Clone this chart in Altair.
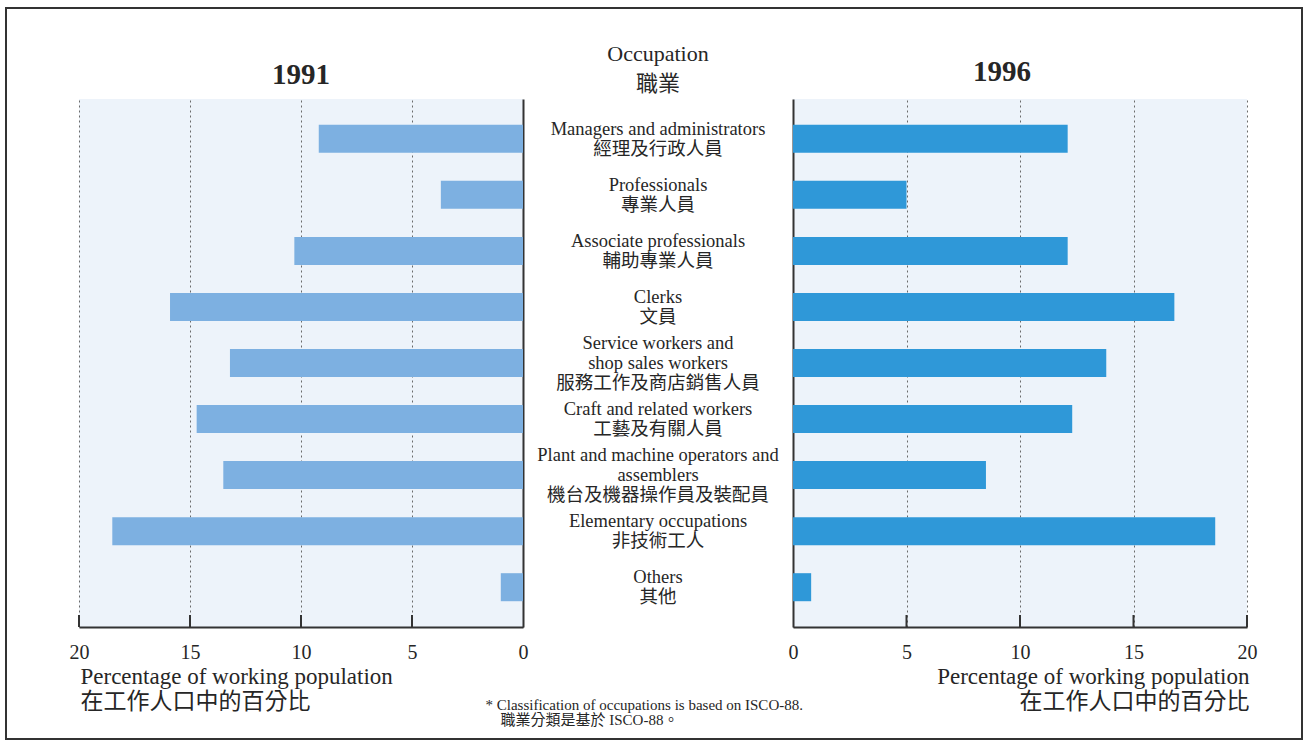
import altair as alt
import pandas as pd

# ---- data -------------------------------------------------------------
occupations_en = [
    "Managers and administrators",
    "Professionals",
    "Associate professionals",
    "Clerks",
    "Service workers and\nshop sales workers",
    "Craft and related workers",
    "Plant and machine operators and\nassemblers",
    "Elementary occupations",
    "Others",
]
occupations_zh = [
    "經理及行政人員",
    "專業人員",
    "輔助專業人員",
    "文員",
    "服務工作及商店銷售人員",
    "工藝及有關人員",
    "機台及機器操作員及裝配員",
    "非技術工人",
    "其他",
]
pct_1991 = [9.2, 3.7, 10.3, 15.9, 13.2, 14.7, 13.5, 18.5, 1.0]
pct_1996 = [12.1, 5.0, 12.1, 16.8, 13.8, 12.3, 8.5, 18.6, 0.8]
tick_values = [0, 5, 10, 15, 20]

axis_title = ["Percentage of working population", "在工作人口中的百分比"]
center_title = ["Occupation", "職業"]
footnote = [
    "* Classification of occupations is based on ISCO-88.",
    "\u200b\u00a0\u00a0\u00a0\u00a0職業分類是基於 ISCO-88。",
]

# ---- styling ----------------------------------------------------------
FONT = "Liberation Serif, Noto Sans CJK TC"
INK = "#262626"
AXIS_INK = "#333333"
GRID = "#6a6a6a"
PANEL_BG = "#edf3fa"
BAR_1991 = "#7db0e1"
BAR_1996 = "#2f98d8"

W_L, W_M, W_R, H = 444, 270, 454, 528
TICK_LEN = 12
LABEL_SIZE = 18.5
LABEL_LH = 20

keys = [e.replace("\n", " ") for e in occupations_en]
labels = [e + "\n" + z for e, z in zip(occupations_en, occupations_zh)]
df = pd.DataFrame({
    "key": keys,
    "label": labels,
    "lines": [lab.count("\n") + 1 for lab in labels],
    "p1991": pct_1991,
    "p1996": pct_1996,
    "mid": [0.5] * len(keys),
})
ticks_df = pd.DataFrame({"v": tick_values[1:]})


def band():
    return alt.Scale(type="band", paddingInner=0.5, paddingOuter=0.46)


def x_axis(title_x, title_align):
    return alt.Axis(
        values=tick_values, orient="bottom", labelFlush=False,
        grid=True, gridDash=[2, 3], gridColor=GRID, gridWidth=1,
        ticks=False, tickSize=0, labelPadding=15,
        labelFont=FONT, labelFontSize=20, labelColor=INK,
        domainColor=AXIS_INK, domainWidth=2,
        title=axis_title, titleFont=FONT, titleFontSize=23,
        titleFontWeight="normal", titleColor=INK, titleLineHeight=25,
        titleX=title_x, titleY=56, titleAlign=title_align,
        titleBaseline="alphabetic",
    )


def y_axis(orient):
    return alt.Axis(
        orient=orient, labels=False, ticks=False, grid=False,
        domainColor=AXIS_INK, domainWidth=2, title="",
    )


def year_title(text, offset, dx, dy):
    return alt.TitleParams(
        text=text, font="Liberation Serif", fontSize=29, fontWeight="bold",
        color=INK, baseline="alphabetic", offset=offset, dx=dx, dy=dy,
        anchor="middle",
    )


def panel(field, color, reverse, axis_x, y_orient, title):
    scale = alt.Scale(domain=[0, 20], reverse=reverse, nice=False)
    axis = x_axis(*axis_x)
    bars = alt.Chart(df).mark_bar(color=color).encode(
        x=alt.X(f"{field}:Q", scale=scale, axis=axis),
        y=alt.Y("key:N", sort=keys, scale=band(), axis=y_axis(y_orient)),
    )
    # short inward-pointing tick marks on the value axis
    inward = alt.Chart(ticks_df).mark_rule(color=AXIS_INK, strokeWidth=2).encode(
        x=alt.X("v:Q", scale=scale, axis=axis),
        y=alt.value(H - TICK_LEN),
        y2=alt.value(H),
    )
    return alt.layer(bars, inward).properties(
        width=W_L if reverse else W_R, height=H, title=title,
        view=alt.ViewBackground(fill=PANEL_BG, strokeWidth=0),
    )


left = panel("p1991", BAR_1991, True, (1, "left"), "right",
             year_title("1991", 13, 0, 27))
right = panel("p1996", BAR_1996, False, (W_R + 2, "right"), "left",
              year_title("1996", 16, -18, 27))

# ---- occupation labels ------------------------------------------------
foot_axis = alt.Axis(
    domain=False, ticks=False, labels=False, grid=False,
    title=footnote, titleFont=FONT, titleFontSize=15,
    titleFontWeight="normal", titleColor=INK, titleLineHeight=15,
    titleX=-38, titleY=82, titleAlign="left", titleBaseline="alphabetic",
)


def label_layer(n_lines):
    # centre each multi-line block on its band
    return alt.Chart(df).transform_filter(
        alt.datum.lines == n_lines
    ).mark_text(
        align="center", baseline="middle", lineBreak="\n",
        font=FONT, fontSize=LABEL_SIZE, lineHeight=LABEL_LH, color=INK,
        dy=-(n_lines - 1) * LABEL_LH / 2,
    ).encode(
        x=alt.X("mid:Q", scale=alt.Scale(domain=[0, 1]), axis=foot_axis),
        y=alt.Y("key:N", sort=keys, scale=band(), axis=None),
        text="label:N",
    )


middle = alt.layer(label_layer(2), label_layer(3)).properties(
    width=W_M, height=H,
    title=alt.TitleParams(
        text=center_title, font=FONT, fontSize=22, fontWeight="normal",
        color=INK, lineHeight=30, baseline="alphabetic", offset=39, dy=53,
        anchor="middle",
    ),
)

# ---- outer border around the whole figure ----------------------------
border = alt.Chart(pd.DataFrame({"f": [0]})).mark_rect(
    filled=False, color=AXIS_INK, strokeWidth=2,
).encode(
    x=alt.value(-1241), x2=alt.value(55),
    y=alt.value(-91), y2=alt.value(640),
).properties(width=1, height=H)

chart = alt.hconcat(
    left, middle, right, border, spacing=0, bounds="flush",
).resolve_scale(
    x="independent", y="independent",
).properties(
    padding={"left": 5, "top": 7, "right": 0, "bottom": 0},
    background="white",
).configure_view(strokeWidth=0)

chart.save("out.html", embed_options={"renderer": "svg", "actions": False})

◆ ◆ ◆ ◆ ◆

* [TASK BRIEF]
Only the lines from the start of the material through the line containing "tick_values = [0, 5, 10, 15, 20]" should be transcribed. Pictures stay out.

* [ANSWER TO THE PROBLEM]
Clone this chart in Altair.
import altair as alt
import pandas as pd

# ---- data -------------------------------------------------------------
occupations_en = [
    "Managers and administrators",
    "Professionals",
    "Associate professionals",
    "Clerks",
    "Service workers and\nshop sales workers",
    "Craft and related workers",
    "Plant and machine operators and\nassemblers",
    "Elementary occupations",
    "Others",
]
occupations_zh = [
    "經理及行政人員",
    "專業人員",
    "輔助專業人員",
    "文員",
    "服務工作及商店銷售人員",
    "工藝及有關人員",
    "機台及機器操作員及裝配員",
    "非技術工人",
    "其他",
]
pct_1991 = [9.2, 3.7, 10.3, 15.9, 13.2, 14.7, 13.5, 18.5, 1.0]
pct_1996 = [12.1, 5.0, 12.1, 16.8, 13.8, 12.3, 8.5, 18.6, 0.8]
tick_values = [0, 5, 10, 15, 20]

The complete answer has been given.